Mavis has always stood out as a scholar. In 2008, she was recognised as the Best SSCE Student of Aguda Senior Grammar School by Divine Builders Ministry, a moment that foreshadowed an academic journey marked by excellence. She went on to graduate with a First Class Honours degree in Applied Microbiology and Brewing from Nnamdi Azikiwe University, grounding herself firmly in the sciences that would later define her career. “I understood early that knowledge only matters when it solves real problems,” she once reflected.

Driven by the realities of hunger in developing countries like Nigeria and the urgent need for sustainable food systems, Mavis chose to specialise in Food Microbiology. Her goal was simple but profound: to understand how food can be made safer, preserved longer, and remain accessible to vulnerable populations. Despite holding demanding roles within operations departments, she remained resolute, juggling work, research, and academics with uncommon discipline. That determination paid off in 2017 when she successfully completed her Master’s degree.

Under the supervision of Professor Samuel Onourah, Mavis independently conceived, designed, executed, analysed, and authored a groundbreaking study titled “In vitro Studies of the Probiotic Properties of Lactic Acid Bacteria Isolated from Akamu—A Nigerian Weaning Food” in the field of Immunology and Infectious Diseases. The research validated the probiotic and antimicrobial properties of lactic acid bacteria found in Akamu, a traditional fermented weaning food widely consumed across Nigeria. By scientifically affirming its benefits, her work reinforced the importance of indigenous foods in improving gut health, enhancing food safety, and reducing exposure to foodborne pathogens—particularly for infants and young children. “Our local foods already hold solutions,” she noted. “Science simply helps us understand and protect them.”

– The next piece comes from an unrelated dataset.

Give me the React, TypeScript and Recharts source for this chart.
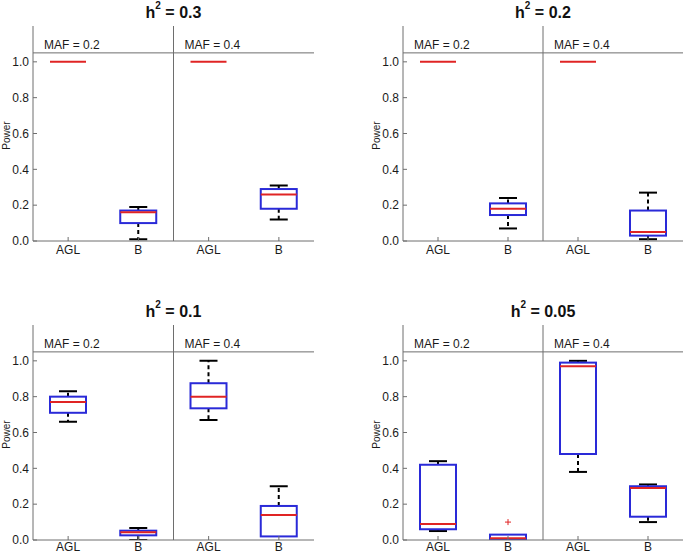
import React from 'react';
import { ComposedChart, Bar, XAxis, YAxis, ReferenceLine, ReferenceArea } from 'recharts';

const categories = ['AGL', 'B', 'AGL', 'B'];
const mafLabels = ['MAF = 0.2', 'MAF = 0.4'];
const heritabilities = ['0.3', '0.2', '0.1', '0.05'];
const yTicks = [0, 0.2, 0.4, 0.6, 0.8, 1.0];

// five-number summaries [min, q1, median, q3, max] per category
const statsH03 = [[1, 1, 1, 1, 1], [0.01, 0.1, 0.16, 0.17, 0.19], [1, 1, 1, 1, 1], [0.12, 0.18, 0.26, 0.29, 0.31]];
const statsH02 = [[1, 1, 1, 1, 1], [0.07, 0.145, 0.18, 0.21, 0.24], [1, 1, 1, 1, 1], [0.01, 0.03, 0.05, 0.17, 0.27]];
const statsH01 = [[0.66, 0.71, 0.77, 0.8, 0.83], [0.0, 0.026, 0.043, 0.052, 0.067], [0.67, 0.735, 0.8, 0.875, 1.0], [0.02, 0.02, 0.14, 0.19, 0.3]];
const statsH005 = [[0.05, 0.06, 0.09, 0.42, 0.44], [0.0, 0.0, 0.01, 0.03, 0.03], [0.38, 0.48, 0.97, 0.99, 1.0], [0.1, 0.13, 0.29, 0.3, 0.31]];
const noOutliers = [[], [], [], []];
const outliersH005 = [[], [0.1], [], []];

const FRAME = '#6e6e6e';
const BLUE = '#2a2ad8';
const RED = '#e02424';
const FONT = '"Liberation Sans", Arial, sans-serif';

const BoxShape = (props: any) => {
  const { x, y, width, height, payload } = props;
  const [mn, q1, med, q3, mx] = payload.stats as number[];
  const top = payload.range[1];
  const base = payload.range[0];
  const py = (v: number) => y + height - ((v - base) / (top - base)) * height;
  const cx = x + width / 2;
  const capHalf = width / 4;
  const els: any[] = [];
  if (mx > q3) {
    els.push(<line key="wu" x1={cx} x2={cx} y1={py(q3)} y2={py(mx)} stroke="#000" strokeWidth={2} strokeDasharray="4 3" />);
    els.push(<line key="cu" x1={cx - capHalf} x2={cx + capHalf} y1={py(mx)} y2={py(mx)} stroke="#000" strokeWidth={2} />);
  }
  if (mn < q1) {
    els.push(<line key="wl" x1={cx} x2={cx} y1={py(q1)} y2={py(mn)} stroke="#000" strokeWidth={2} strokeDasharray="4 3" />);
    els.push(<line key="cl" x1={cx - capHalf} x2={cx + capHalf} y1={py(mn)} y2={py(mn)} stroke="#000" strokeWidth={2} />);
  }
  if (q3 > q1) {
    els.push(<rect key="box" x={x} y={py(q3)} width={width} height={py(q1) - py(q3)} fill="none" stroke={BLUE} strokeWidth={2} />);
  }
  els.push(<line key="med" x1={x} x2={x + width} y1={py(med)} y2={py(med)} stroke={RED} strokeWidth={2} />);
  (payload.outliers as number[]).forEach((o, i) => {
    const oy = py(o);
    els.push(
      <g key={'o' + i} stroke={RED} strokeWidth={1}>
        <line x1={cx - 3} x2={cx + 3} y1={oy} y2={oy} />
        <line x1={cx} x2={cx} y1={oy - 3} y2={oy + 3} />
      </g>
    );
  });
  return <g>{els}</g>;
};

const MafLabel = (text: string) => (props: any) => {
  const vb = props.viewBox;
  return (
    <text x={vb.x + 11} y={vb.y + vb.height - 4} fontSize={12} fill="#1a1a1a" fontFamily={FONT}>
      {text}
    </text>
  );
};

const PowerLabel = (props: any) => {
  const vb = props.viewBox;
  const lx = vb.x + vb.width - 27;
  const ly = vb.y + vb.height / 2 + 2;
  return (
    <text x={lx} y={ly} transform={`rotate(-90 ${lx} ${ly})`} textAnchor="middle" dominantBaseline="central" fontSize={10} fill="#1a1a1a" fontFamily={FONT}>
      Power
    </text>
  );
};

type PanelProps = {
  left: number; top: number; W: number; H: number;
  pl: number; pt: number; pr: number; pb: number;
  h: string; stats: number[][]; outliers: number[][]; xMargin: number;
};

function Panel({ left, top, W, H, pl, pt, pr, pb, h, stats, outliers, xMargin }: PanelProps) {
  const data = categories.map((name, i) => ({
    name,
    pos: i + 0.5,
    range: [0, stats[i][4]],
    stats: stats[i],
    outliers: outliers[i],
  }));
  const tickStyle = { fill: '#1a1a1a', fontSize: 12, fontFamily: FONT };
  return (
    <div style={{ position: 'absolute', left, top, width: W, height: H }}>
      <div
        style={{
          position: 'absolute', left: pl - left, width: pr - pl, top: pt - top - 23, height: 20,
          textAlign: 'center', fontFamily: FONT, fontWeight: 'bold', fontSize: 16, lineHeight: '20px', color: '#111',
        }}
      >
        h<sup style={{ fontSize: 10, lineHeight: 0, verticalAlign: 'top', position: 'relative', top: 3 }}>2</sup> = {h}
      </div>
      <ComposedChart
        width={W}
        height={H}
        data={data}
        margin={{ top: pt - top, left: 0, right: left + W - pr, bottom: 0 }}
      >
        <XAxis
          xAxisId="cat"
          dataKey="name"
          type="category"
          interval={0}
          height={top + H - pb}
          tickSize={-4}
          tickMargin={xMargin}
          tick={tickStyle}
          axisLine={{ stroke: FRAME }}
          tickLine={{ stroke: FRAME }}
        />
        <XAxis
          xAxisId="top"
          dataKey="name"
          type="category"
          orientation="top"
          interval={0}
          height={0}
          tickSize={-4}
          tickFormatter={() => ''}
          axisLine={{ stroke: FRAME }}
          tickLine={{ stroke: FRAME }}
        />
        <XAxis xAxisId="num" dataKey="pos" type="number" domain={[0, 4]} allowDataOverflow hide />
        <YAxis
          yAxisId="y"
          type="number"
          domain={[0, 1.2]}
          ticks={yTicks}
          allowDataOverflow
          width={pl - left}
          tickSize={-4}
          tickMargin={8}
          tick={tickStyle}
          tickFormatter={(v: number) => v.toFixed(1)}
          axisLine={{ stroke: FRAME }}
          tickLine={{ stroke: FRAME }}
          label={<PowerLabel />}
        />
        <YAxis
          yAxisId="r"
          orientation="right"
          type="number"
          domain={[0, 1.2]}
          ticks={yTicks}
          allowDataOverflow
          width={0}
          tickSize={-4}
          tickFormatter={() => ''}
          axisLine={{ stroke: FRAME }}
          tickLine={{ stroke: FRAME }}
        />
        <ReferenceArea xAxisId="num" yAxisId="y" x1={0} x2={2} y1={1.05} y2={1.2} fill="none" fillOpacity={0} stroke="none" ifOverflow="visible" label={MafLabel(mafLabels[0])} />
        <ReferenceArea xAxisId="num" yAxisId="y" x1={2} x2={4} y1={1.05} y2={1.2} fill="none" fillOpacity={0} stroke="none" ifOverflow="visible" label={MafLabel(mafLabels[1])} />
        <ReferenceLine xAxisId="num" yAxisId="y" y={1.05} stroke={FRAME} />
        <ReferenceLine xAxisId="num" yAxisId="y" x={2} stroke={FRAME} />
        <Bar
          xAxisId="cat"
          yAxisId="y"
          dataKey="range"
          barSize={36}
          isAnimationActive={false}
          shape={(p: any) => <BoxShape {...p} />}
        />
      </ComposedChart>
    </div>
  );
}

export default function App() {
  return (
    <div style={{ position: 'absolute', left: 0, top: 0, width: 685, height: 554, background: '#fff', overflow: 'hidden' }}>
      <Panel left={0} top={0} W={345} H={270} pl={33} pt={26} pr={314} pb={241} h={heritabilities[0]} stats={statsH03} outliers={noOutliers} xMargin={8} />
      <Panel left={345} top={0} W={340} H={270} pl={403} pt={26} pr={683} pb={241} h={heritabilities[1]} stats={statsH02} outliers={noOutliers} xMargin={8} />
      <Panel left={0} top={270} W={345} H={284} pl={33} pt={325} pr={314} pb={540} h={heritabilities[2]} stats={statsH01} outliers={noOutliers} xMargin={6} />
      <Panel left={345} top={270} W={340} H={284} pl={403} pt={325} pr={683} pb={540} h={heritabilities[3]} stats={statsH005} outliers={outliersH005} xMargin={6} />
    </div>
  );
}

By 2019, Mavis decided to extend her impact beyond the laboratory. Determined to pursue food security not only as a researcher but also as a field practitioner, she joined Anestan Farm and Agro-Allied Industry Nig. Ltd. as a part-time Food Operations and Quality System Analyst. Leveraging both academic insight and industry experience, she helped develop digital QA checklists and inspection logs, ensured compliance with environmental hygiene standards, improved packaging processes, and identified bottlenecks within rice production workflows. Her contributions directly supported efficiency, safety, and food availability within the local production chain.

Beyond titles and technical expertise, Mavis’s work carries a deeply human dimension. Her commitment to food access extends into modest, community-focused outreach, reflected in a holiday food sharing effort shared online under the De’ Mavis Foundation name. The message emphasized humility and collective impact-“putting smiles on people’s faces” and the belief that “little drops of water makes a mighty ocean”. For her, food security is not merely about policy or production—it is fundamentally about dignity.